Images should be left out, and everything else in the listing reproduced exactly.

SUPPLIED RECORDS ->
-- begin --

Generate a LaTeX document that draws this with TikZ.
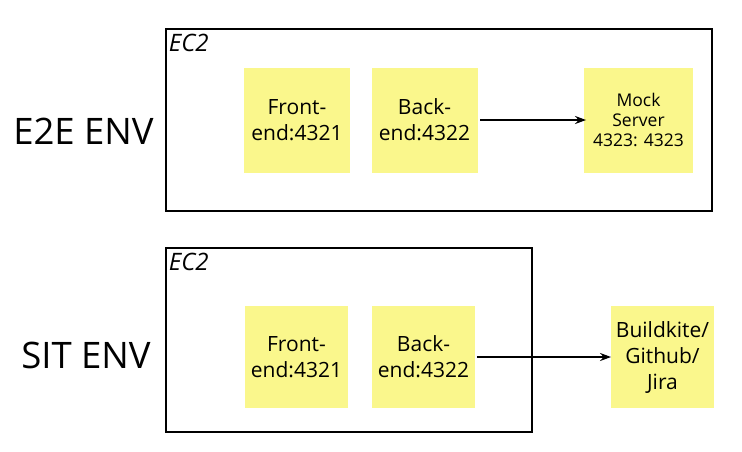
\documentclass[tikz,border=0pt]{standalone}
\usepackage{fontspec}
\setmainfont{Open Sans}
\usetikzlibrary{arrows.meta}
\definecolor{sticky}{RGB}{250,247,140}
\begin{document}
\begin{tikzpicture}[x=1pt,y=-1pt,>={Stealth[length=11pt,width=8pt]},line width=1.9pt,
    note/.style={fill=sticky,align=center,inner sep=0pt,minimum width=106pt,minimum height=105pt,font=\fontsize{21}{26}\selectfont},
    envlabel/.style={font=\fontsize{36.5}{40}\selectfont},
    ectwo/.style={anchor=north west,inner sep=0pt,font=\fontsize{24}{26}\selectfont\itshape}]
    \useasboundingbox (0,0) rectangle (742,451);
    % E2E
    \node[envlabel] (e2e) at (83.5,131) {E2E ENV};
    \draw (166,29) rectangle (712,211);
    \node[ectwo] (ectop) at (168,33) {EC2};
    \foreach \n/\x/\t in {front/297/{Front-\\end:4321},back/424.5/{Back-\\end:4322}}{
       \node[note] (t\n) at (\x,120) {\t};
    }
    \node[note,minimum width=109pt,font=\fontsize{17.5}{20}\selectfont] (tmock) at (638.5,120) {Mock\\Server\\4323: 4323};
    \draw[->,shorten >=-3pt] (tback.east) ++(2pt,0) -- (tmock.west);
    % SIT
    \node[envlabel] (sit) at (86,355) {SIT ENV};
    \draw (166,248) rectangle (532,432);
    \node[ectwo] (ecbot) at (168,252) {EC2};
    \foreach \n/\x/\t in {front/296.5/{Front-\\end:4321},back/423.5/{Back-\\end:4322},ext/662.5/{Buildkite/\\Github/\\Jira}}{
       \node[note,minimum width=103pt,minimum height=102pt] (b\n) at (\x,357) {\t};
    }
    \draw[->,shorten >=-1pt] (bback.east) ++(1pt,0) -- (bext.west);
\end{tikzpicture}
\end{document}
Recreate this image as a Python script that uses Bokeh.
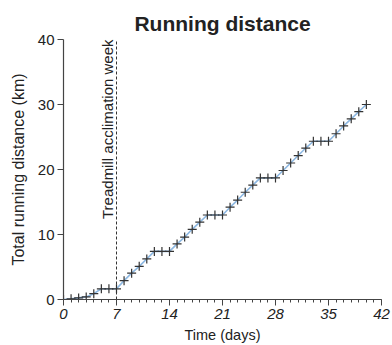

-- end --

FINAL RESULT ->
Generate a LaTeX document that draws this with TikZ.
\documentclass[tikz,border=0pt]{standalone}
\usepackage{fontspec}
\setmainfont{Open Sans}
\usetikzlibrary{arrows.meta}
\definecolor{sticky}{RGB}{250,247,140}
\begin{document}
\begin{tikzpicture}[x=1pt,y=-1pt,>={Stealth[length=11pt,width=8pt]},line width=1.9pt,
    note/.style={fill=sticky,align=center,inner sep=0pt,minimum width=106pt,minimum height=105pt,font=\fontsize{21}{26}\selectfont},
    envlabel/.style={font=\fontsize{36.5}{40}\selectfont},
    ectwo/.style={anchor=north west,inner sep=0pt,font=\fontsize{24}{26}\selectfont\itshape}]
    \useasboundingbox (0,0) rectangle (742,451);
    % E2E
    \node[envlabel] (e2e) at (83.5,131) {E2E ENV};
    \draw (166,29) rectangle (712,211);
    \node[ectwo] (ectop) at (168,33) {EC2};
    \foreach \n/\x/\t in {front/297/{Front-\\end:4321},back/424.5/{Back-\\end:4322}}{
       \node[note] (t\n) at (\x,120) {\t};
    }
    \node[note,minimum width=109pt,font=\fontsize{17.5}{20}\selectfont] (tmock) at (638.5,120) {Mock\\Server\\4323: 4323};
    \draw[->,shorten >=-3pt] (tback.east) ++(2pt,0) -- (tmock.west);
    % SIT
    \node[envlabel] (sit) at (86,355) {SIT ENV};
    \draw (166,248) rectangle (532,432);
    \node[ectwo] (ecbot) at (168,252) {EC2};
    \foreach \n/\x/\t in {front/296.5/{Front-\\end:4321},back/423.5/{Back-\\end:4322},ext/662.5/{Buildkite/\\Github/\\Jira}}{
       \node[note,minimum width=103pt,minimum height=102pt] (b\n) at (\x,357) {\t};
    }
    \draw[->,shorten >=-1pt] (bback.east) ++(1pt,0) -- (bext.west);
\end{tikzpicture}
\end{document}
Recreate this image as a Python script that uses Bokeh.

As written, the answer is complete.